Do you remember the news four years ago? Banks collapsed, markets cratered, companies struggled to make payroll, and millions of people lost their jobs. Your retirement savings were decimated, the value of your house plunged, credit was unobtainable. Politicians dithered and economists argued. Only confusion prospered.
Against this background, it’s surprising to hear Republicans returning to Ronald Reagan’s classic debate question: “Are you better off than you were four years ago?” To anyone whose memory extends a full electoral cycle, the answer is clearly “yes.”
When assessing our politicians, what matters isn’t just the here and now. It’s at least as important to consider how well we are set up for tomorrow, next year and the decades that follow.
This distinction is particularly important in assessing the aftermath of the recession. The anxiety that gripped us in late 2008 wasn’t born out of a typical cyclical decline that hurts for a year or two before the economy returns to growth. Rather, it was a fear that something more fundamental had changed, altering our whole economic trajectory.
Only a forward-looking indicator can pick up both this fear and its ultimate resolution. Unfortunately, most economic statistics tell us only what happened last month, last quarter or last year.
The stock market, by contrast, is obsessively focused on the future. When investors decide whether to buy a company’s stock, they aren’t just thinking about its current earnings (if they were, a company like Twitter would be worthless). They are trying to figure out what its future earnings will be, and what that stream of income should be worth today. Their collective judgment, while far from perfect, tells a compelling story about how America’s prospects have changed over the past four years.
On the day of President Obama’s inauguration, the Standard & Poor’s 500 index closed at 805, just over half its pre-recession level. In other words, investors thought the recession had done so much damage that the future earnings of corporate America were worth only about half what they were before. And because corporate earnings are a roughly constant share of the broader economy, the stock prices suggested a decline of historic magnitude in investors’ assessment of the long-run prospects for the entire U.S. economy.
On Tuesday the S&P 500 index stood at 1433, about 78 percent higher than it was on Inauguration Day. Probable translation: Investors believe the long-run outlook for the American economy has improved enormously.
True, the stock market can rise for various reasons. Investors might expect corporate profits to grow faster than the economy, or corporate taxes to fall.
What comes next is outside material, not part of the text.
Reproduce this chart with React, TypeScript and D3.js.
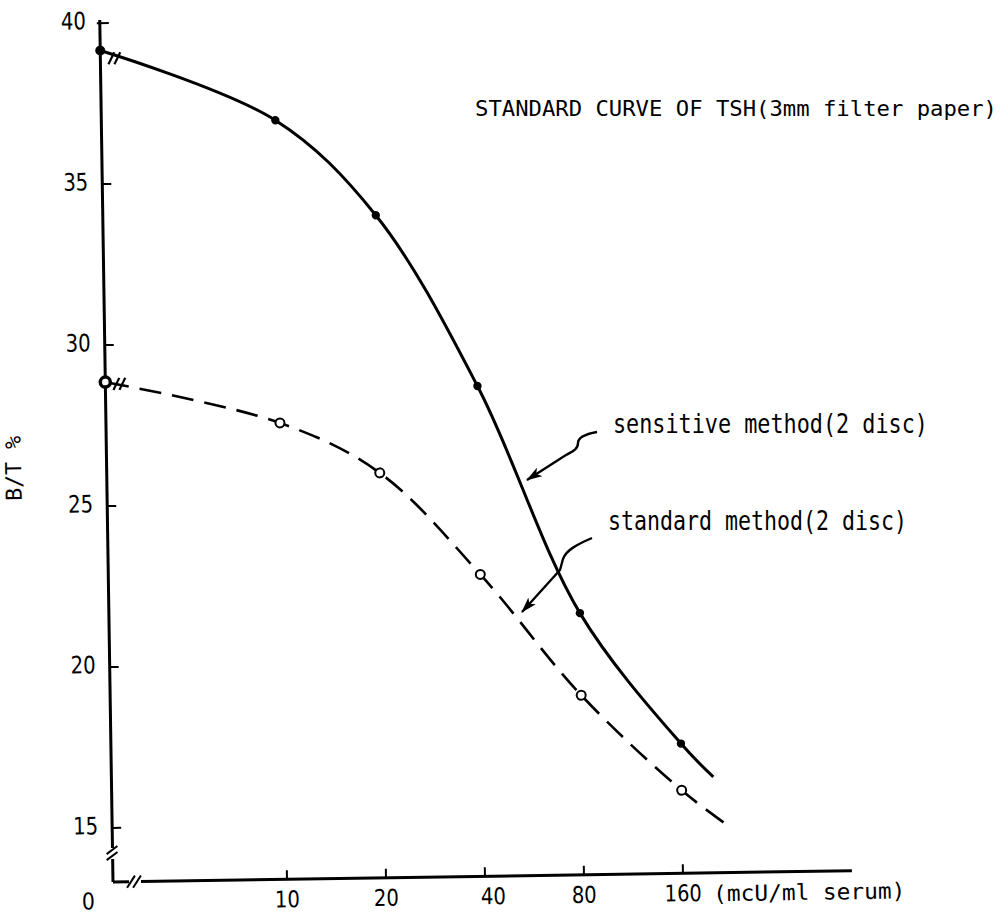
import React from "react";
import * as d3 from "d3";

// ---- data ----
const doses = [0, 10, 20, 40, 80, 160];
const sensitiveValues = [39.15, 36.9, 33.9, 28.55, 21.45, 17.35];
const standardValues = [28.85, 27.5, 25.9, 22.7, 18.9, 15.9];
// hand-drawn extension of each curve beyond the last standard
const sensitiveTail = [200, 16.3];
const standardTail = [216, 14.85];
const yTickValues = [15, 20, 25, 30, 35, 40];
const xTickValues = [10, 20, 40, 80, 160];

const W = 1008;
const H = 916;
const FONT = "'DejaVu Sans Mono', monospace";

export default function App() {
  const axisX = 113;
  const axisY = 882;
  const y = d3.scaleLinear().domain([15, 40]).range([828, 23]);
  const xLog = d3.scaleLog().base(2).domain([10, 160]).range([287, 683]);
  const x = (d: number) => (d === 0 ? axisX : xLog(d));

  const line = d3
    .line<[number, number]>()
    .x((p) => x(p[0]))
    .y((p) => y(p[1]))
    .curve(d3.curveCatmullRom.alpha(0.5));

  const sensPts: [number, number][] = doses.map((d, i) => [d, sensitiveValues[i]]);
  const stdPts: [number, number][] = doses.map((d, i) => [d, standardValues[i]]);
  const sensPath = line([...sensPts, sensitiveTail as [number, number]]) || "";
  const stdPath = line([...stdPts, standardTail as [number, number]]) || "";

  // break marks on curves near the y axis
  const breakX = 126;
  const breakMarks = (cy: number) => (
    <g stroke="#000" strokeWidth={2.2}>
      <line x1={breakX - 5} y1={cy + 6} x2={breakX + 1} y2={cy - 6} />
      <line x1={breakX + 1} y1={cy + 6} x2={breakX + 7} y2={cy - 6} />
    </g>
  );
  const sensBreakY = y(39.15) + 8;
  const stdBreakY = y(28.85) + 2;

  return (
    <svg
      width={W}
      height={H}
      style={{ position: "absolute", left: 0, top: 0, background: "#fff" }}
      fontFamily={FONT}
    >
      <defs>
        <marker
          id="arrow"
          viewBox="0 0 16 10"
          refX="15"
          refY="5"
          markerWidth="16"
          markerHeight="10"
          markerUnits="userSpaceOnUse"
          orient="auto"
        >
          <path d="M0,0 L16,5 L0,10 L4,5 z" fill="#000" />
        </marker>
      </defs>
      <rect width={W} height={H} fill="#fff" />

      <g transform={`rotate(-0.88, ${axisX}, ${axisY})`}>
        {/* y axis with break */}
        <g stroke="#000" strokeWidth={3} fill="none">
          <line x1={axisX} y1={20} x2={axisX} y2={848} />
          <line x1={axisX} y1={859} x2={axisX} y2={axisY} />
          <line x1={axisX - 6} y1={854} x2={axisX + 5} y2={846} strokeWidth={2} />
          <line x1={axisX - 6} y1={860} x2={axisX + 5} y2={852} strokeWidth={2} />
          {/* x axis with break */}
          <line x1={axisX} y1={axisY} x2={129} y2={axisY} />
          <line x1={141} y1={axisY} x2={852} y2={axisY} />
          <line x1={127} y1={888} x2={135} y2={876} strokeWidth={2} />
          <line x1={133} y1={888} x2={141} y2={876} strokeWidth={2} />
        </g>
        {/* y ticks */}
        {yTickValues.map((v) => (
          <g key={"yt" + v}>
            <line
              x1={v === 40 ? axisX - 3 : axisX}
              x2={axisX + 9}
              y1={y(v)}
              y2={y(v)}
              stroke="#000"
              strokeWidth={2}
            />
            <text
              x={axisX - 14}
              y={y(v) - 2}
              textAnchor="end"
              dominantBaseline="central"
              fontSize={24}
              fontFamily="'DejaVu Sans', sans-serif"
              textLength={25}
              lengthAdjust="spacingAndGlyphs"
            >
              {v}
            </text>
          </g>
        ))}
        {/* x ticks */}
        {xTickValues.map((v) => (
          <g key={"xt" + v}>
            <line x1={xLog(v)} x2={xLog(v)} y1={axisY} y2={axisY - 9} stroke="#000" strokeWidth={2} />
            <text
              x={xLog(v) + (v === 40 ? 8 : 0)}
              y={axisY + 20}
              textAnchor="middle"
              dominantBaseline="central"
              fontSize={23}
              fontFamily="'DejaVu Sans', sans-serif"
              textLength={v >= 100 ? 37 : 25}
              lengthAdjust="spacingAndGlyphs"
            >
              {v}
            </text>
          </g>
        ))}
        <text
          x={88}
          y={axisY + 19}
          textAnchor="middle"
          dominantBaseline="central"
          fontSize={23}
          fontFamily="'DejaVu Sans', sans-serif"
          textLength={13}
          lengthAdjust="spacingAndGlyphs"
        >
          0
        </text>
        <text
          x={713}
          y={axisY + 21}
          dominantBaseline="central"
          fontSize={22}
          textLength={192}
          lengthAdjust="spacingAndGlyphs"
        >
          (mcU/ml serum)
        </text>
        <text
          transform={`translate(20, 467) rotate(-90)`}
          textAnchor="middle"
          dominantBaseline="central"
          fontSize={22}
          textLength={65}
          lengthAdjust="spacingAndGlyphs"
        >
          B/T %
        </text>

        {/* curves */}
        <path d={sensPath} fill="none" stroke="#000" strokeWidth={3} />
        <path d={stdPath} fill="none" stroke="#000" strokeWidth={2.6} strokeDasharray="22 11" strokeDashoffset={-2} />
        {breakMarks(sensBreakY)}
        {breakMarks(stdBreakY)}

        {/* markers */}
        {sensPts.map((p, i) => (
          <circle key={"s" + i} cx={x(p[0])} cy={y(p[1])} r={i === 0 ? 5 : 4.2} fill="#000" />
        ))}
        {stdPts.map((p, i) => (
          <circle
            key={"o" + i}
            cx={x(p[0])}
            cy={y(p[1])}
            r={i === 0 ? 5 : 4.5}
            fill="#fff"
            stroke="#000"
            strokeWidth={i === 0 ? 3.5 : 2}
          />
        ))}
      </g>

      {/* title and annotations */}
      <text x={475} y={109} dominantBaseline="central" fontSize={21} textLength={522} lengthAdjust="spacingAndGlyphs">
        STANDARD CURVE OF TSH(3mm filter paper)
      </text>
      <text x={613} y={433} fontSize={27} textLength={315} lengthAdjust="spacingAndGlyphs">
        sensitive method(2 disc)
      </text>
      <text x={608} y={530} fontSize={27} textLength={299} lengthAdjust="spacingAndGlyphs">
        standard method(2 disc)
      </text>
      <path
        d="M597,432 C586,434 578,437 578,443 C578,450 571,452 566,455 L527,480"
        fill="none"
        stroke="#000"
        strokeWidth={2.4}
        markerEnd="url(#arrow)"
      />
      <path
        d="M592,538 C578,544 566,550 563,559 L560,570 L522,612"
        fill="none"
        stroke="#000"
        strokeWidth={2.4}
        markerEnd="url(#arrow)"
      />
    </svg>
  );
}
They might have become more patient, causing them to place a higher value on earnings way out in the future. Given the current political climate, and the way the crisis shattered people’s complacency, none of these stories seems particularly plausible.
The stock market is also an imperfect proxy for the outcomes we truly care about. If there were futures markets more directly tied to economic output, unemployment or perhaps even well-being, they would provide an even better picture.
Surveys asking people to evaluate their well-being can also provide a useful insight given that people’s responses are influenced by their outlook. One index run by research company Gallup Inc., for example, shows people’s perceived well-being at a four-year high. (Disclosure: Justin Wolfers is a senior scientist at Gallup.)
Of course, the stock ticker can’t answer the most important political questions. It can’t say we are better off because of Obama’s policies, or for other reasons. It can’t say whether we are better off than we would have been under President Mitt Romney. It does, however, capture well the narrative of disaster, survival and recovery that has marked the past four years. It helps us to remember how bad we felt back then, and to appreciate where we are today.